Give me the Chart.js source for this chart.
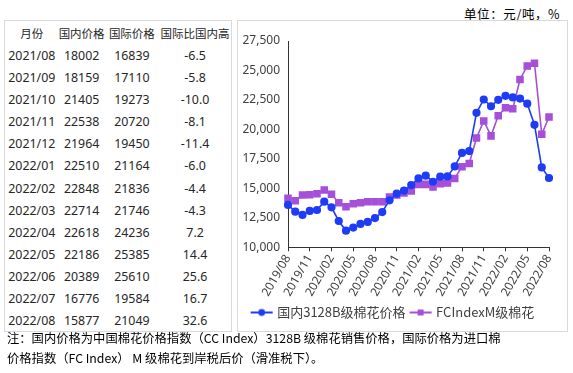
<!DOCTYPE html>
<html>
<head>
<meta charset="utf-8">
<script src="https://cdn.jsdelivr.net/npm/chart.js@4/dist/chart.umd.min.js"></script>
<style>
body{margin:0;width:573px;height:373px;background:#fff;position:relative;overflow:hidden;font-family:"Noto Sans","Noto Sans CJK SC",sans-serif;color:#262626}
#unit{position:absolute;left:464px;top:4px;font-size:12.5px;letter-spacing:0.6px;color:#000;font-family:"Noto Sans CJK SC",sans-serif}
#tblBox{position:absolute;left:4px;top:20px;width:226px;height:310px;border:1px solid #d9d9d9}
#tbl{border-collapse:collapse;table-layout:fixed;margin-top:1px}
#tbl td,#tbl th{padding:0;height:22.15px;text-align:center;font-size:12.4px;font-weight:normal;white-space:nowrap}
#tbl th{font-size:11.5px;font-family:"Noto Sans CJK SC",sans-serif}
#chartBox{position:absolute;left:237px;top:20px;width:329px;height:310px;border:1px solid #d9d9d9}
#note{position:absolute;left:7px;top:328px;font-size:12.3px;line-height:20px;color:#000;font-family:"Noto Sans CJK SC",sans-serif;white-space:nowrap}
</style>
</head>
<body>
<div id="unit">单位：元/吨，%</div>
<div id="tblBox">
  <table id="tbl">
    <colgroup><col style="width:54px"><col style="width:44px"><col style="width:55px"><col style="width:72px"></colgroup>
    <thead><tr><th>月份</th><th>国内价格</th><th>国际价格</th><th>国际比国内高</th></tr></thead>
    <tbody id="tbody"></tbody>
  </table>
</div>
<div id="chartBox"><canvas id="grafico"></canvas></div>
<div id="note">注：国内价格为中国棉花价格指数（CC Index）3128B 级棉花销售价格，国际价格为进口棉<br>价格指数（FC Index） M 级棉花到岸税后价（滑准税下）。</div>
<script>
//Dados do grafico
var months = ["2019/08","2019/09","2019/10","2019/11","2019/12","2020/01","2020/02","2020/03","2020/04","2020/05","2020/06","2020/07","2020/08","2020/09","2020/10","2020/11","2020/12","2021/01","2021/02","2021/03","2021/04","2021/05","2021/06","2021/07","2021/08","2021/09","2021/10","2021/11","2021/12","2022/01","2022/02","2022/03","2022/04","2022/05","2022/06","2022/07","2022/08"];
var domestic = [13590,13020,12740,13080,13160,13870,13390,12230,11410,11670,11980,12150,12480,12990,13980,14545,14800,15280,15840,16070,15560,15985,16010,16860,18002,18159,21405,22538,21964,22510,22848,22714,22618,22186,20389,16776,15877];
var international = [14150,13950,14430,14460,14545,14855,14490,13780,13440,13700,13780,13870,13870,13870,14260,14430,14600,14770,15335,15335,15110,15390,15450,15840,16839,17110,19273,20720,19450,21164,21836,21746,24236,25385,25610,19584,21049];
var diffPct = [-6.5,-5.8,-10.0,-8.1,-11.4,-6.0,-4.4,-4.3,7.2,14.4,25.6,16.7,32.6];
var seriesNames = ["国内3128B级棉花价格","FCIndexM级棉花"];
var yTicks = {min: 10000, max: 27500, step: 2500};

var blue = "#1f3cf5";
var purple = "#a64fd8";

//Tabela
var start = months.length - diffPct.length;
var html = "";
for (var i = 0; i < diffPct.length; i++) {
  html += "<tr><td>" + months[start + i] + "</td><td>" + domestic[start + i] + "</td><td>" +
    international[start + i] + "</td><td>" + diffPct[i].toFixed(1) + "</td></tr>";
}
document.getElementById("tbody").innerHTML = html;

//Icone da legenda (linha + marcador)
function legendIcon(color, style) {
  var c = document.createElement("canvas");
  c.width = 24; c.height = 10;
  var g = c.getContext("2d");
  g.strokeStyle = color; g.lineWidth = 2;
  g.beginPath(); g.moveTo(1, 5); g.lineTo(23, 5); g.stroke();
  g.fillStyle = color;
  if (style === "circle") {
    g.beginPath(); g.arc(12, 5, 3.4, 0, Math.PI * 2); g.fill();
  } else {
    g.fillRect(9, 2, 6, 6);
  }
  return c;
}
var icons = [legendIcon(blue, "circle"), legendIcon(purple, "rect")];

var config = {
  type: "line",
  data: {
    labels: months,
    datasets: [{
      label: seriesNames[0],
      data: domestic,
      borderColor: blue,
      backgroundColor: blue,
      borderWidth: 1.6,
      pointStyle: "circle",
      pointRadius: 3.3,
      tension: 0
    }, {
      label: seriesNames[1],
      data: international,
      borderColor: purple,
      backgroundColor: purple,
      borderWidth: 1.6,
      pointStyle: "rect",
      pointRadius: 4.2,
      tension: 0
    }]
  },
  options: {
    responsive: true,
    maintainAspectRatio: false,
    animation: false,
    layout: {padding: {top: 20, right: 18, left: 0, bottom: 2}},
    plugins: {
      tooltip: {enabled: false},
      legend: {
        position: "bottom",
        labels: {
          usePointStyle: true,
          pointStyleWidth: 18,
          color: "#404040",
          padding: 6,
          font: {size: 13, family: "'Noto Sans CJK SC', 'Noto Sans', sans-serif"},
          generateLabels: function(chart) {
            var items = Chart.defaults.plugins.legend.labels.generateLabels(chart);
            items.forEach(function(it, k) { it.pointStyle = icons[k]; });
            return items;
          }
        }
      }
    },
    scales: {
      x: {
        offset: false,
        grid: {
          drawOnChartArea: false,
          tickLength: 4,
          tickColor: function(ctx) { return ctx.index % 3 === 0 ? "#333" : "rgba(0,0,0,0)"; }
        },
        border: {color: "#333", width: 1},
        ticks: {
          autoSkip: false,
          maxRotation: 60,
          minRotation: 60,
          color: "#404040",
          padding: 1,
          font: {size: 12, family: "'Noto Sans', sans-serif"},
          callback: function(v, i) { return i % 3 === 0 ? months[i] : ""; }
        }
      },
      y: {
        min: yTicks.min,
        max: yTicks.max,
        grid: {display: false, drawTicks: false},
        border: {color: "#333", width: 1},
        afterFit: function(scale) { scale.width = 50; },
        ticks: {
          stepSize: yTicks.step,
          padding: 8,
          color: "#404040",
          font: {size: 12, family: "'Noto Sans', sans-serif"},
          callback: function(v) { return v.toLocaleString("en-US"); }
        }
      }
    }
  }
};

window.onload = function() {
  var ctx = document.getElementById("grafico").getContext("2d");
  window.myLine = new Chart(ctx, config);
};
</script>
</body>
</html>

## Your task
Extract every line of the data exactly; pictures stay out.

## The response
Give me the Chart.js source for this chart.
<!DOCTYPE html>
<html>
<head>
<meta charset="utf-8">
<script src="https://cdn.jsdelivr.net/npm/chart.js@4/dist/chart.umd.min.js"></script>
<style>
body{margin:0;width:573px;height:373px;background:#fff;position:relative;overflow:hidden;font-family:"Noto Sans","Noto Sans CJK SC",sans-serif;color:#262626}
#unit{position:absolute;left:464px;top:4px;font-size:12.5px;letter-spacing:0.6px;color:#000;font-family:"Noto Sans CJK SC",sans-serif}
#tblBox{position:absolute;left:4px;top:20px;width:226px;height:310px;border:1px solid #d9d9d9}
#tbl{border-collapse:collapse;table-layout:fixed;margin-top:1px}
#tbl td,#tbl th{padding:0;height:22.15px;text-align:center;font-size:12.4px;font-weight:normal;white-space:nowrap}
#tbl th{font-size:11.5px;font-family:"Noto Sans CJK SC",sans-serif}
#chartBox{position:absolute;left:237px;top:20px;width:329px;height:310px;border:1px solid #d9d9d9}
#note{position:absolute;left:7px;top:328px;font-size:12.3px;line-height:20px;color:#000;font-family:"Noto Sans CJK SC",sans-serif;white-space:nowrap}
</style>
</head>
<body>
<div id="unit">单位：元/吨，%</div>
<div id="tblBox">
  <table id="tbl">
    <colgroup><col style="width:54px"><col style="width:44px"><col style="width:55px"><col style="width:72px"></colgroup>
    <thead><tr><th>月份</th><th>国内价格</th><th>国际价格</th><th>国际比国内高</th></tr></thead>
    <tbody id="tbody"></tbody>
  </table>
</div>
<div id="chartBox"><canvas id="grafico"></canvas></div>
<div id="note">注：国内价格为中国棉花价格指数（CC Index）3128B 级棉花销售价格，国际价格为进口棉<br>价格指数（FC Index） M 级棉花到岸税后价（滑准税下）。</div>
<script>
//Dados do grafico
var months = ["2019/08","2019/09","2019/10","2019/11","2019/12","2020/01","2020/02","2020/03","2020/04","2020/05","2020/06","2020/07","2020/08","2020/09","2020/10","2020/11","2020/12","2021/01","2021/02","2021/03","2021/04","2021/05","2021/06","2021/07","2021/08","2021/09","2021/10","2021/11","2021/12","2022/01","2022/02","2022/03","2022/04","2022/05","2022/06","2022/07","2022/08"];
var domestic = [13590,13020,12740,13080,13160,13870,13390,12230,11410,11670,11980,12150,12480,12990,13980,14545,14800,15280,15840,16070,15560,15985,16010,16860,18002,18159,21405,22538,21964,22510,22848,22714,22618,22186,20389,16776,15877];
var international = [14150,13950,14430,14460,14545,14855,14490,13780,13440,13700,13780,13870,13870,13870,14260,14430,14600,14770,15335,15335,15110,15390,15450,15840,16839,17110,19273,20720,19450,21164,21836,21746,24236,25385,25610,19584,21049];
var diffPct = [-6.5,-5.8,-10.0,-8.1,-11.4,-6.0,-4.4,-4.3,7.2,14.4,25.6,16.7,32.6];
var seriesNames = ["国内3128B级棉花价格","FCIndexM级棉花"];
var yTicks = {min: 10000, max: 27500, step: 2500};

var blue = "#1f3cf5";
var purple = "#a64fd8";

//Tabela
var start = months.length - diffPct.length;
var html = "";
for (var i = 0; i < diffPct.length; i++) {
  html += "<tr><td>" + months[start + i] + "</td><td>" + domestic[start + i] + "</td><td>" +
    international[start + i] + "</td><td>" + diffPct[i].toFixed(1) + "</td></tr>";
}
document.getElementById("tbody").innerHTML = html;

//Icone da legenda (linha + marcador)
function legendIcon(color, style) {
  var c = document.createElement("canvas");
  c.width = 24; c.height = 10;
  var g = c.getContext("2d");
  g.strokeStyle = color; g.lineWidth = 2;
  g.beginPath(); g.moveTo(1, 5); g.lineTo(23, 5); g.stroke();
  g.fillStyle = color;
  if (style === "circle") {
    g.beginPath(); g.arc(12, 5, 3.4, 0, Math.PI * 2); g.fill();
  } else {
    g.fillRect(9, 2, 6, 6);
  }
  return c;
}
var icons = [legendIcon(blue, "circle"), legendIcon(purple, "rect")];

var config = {
  type: "line",
  data: {
    labels: months,
    datasets: [{
      label: seriesNames[0],
      data: domestic,
      borderColor: blue,
      backgroundColor: blue,
      borderWidth: 1.6,
      pointStyle: "circle",
      pointRadius: 3.3,
      tension: 0
    }, {
      label: seriesNames[1],
      data: international,
      borderColor: purple,
      backgroundColor: purple,
      borderWidth: 1.6,
      pointStyle: "rect",
      pointRadius: 4.2,
      tension: 0
    }]
  },
  options: {
    responsive: true,
    maintainAspectRatio: false,
    animation: false,
    layout: {padding: {top: 20, right: 18, left: 0, bottom: 2}},
    plugins: {
      tooltip: {enabled: false},
      legend: {
        position: "bottom",
        labels: {
          usePointStyle: true,
          pointStyleWidth: 18,
          color: "#404040",
          padding: 6,
          font: {size: 13, family: "'Noto Sans CJK SC', 'Noto Sans', sans-serif"},
          generateLabels: function(chart) {
            var items = Chart.defaults.plugins.legend.labels.generateLabels(chart);
            items.forEach(function(it, k) { it.pointStyle = icons[k]; });
            return items;
          }
        }
      }
    },
    scales: {
      x: {
        offset: false,
        grid: {
          drawOnChartArea: false,
          tickLength: 4,
          tickColor: function(ctx) { return ctx.index % 3 === 0 ? "#333" : "rgba(0,0,0,0)"; }
        },
        border: {color: "#333", width: 1},
        ticks: {
          autoSkip: false,
          maxRotation: 60,
          minRotation: 60,
          color: "#404040",
          padding: 1,
          font: {size: 12, family: "'Noto Sans', sans-serif"},
          callback: function(v, i) { return i % 3 === 0 ? months[i] : ""; }
        }
      },
      y: {
        min: yTicks.min,
        max: yTicks.max,
        grid: {display: false, drawTicks: false},
        border: {color: "#333", width: 1},
        afterFit: function(scale) { scale.width = 50; },
        ticks: {
          stepSize: yTicks.step,
          padding: 8,
          color: "#404040",
          font: {size: 12, family: "'Noto Sans', sans-serif"},
          callback: function(v) { return v.toLocaleString("en-US"); }
        }
      }
    }
  }
};

window.onload = function() {
  var ctx = document.getElementById("grafico").getContext("2d");
  window.myLine = new Chart(ctx, config);
};
</script>
</body>
</html>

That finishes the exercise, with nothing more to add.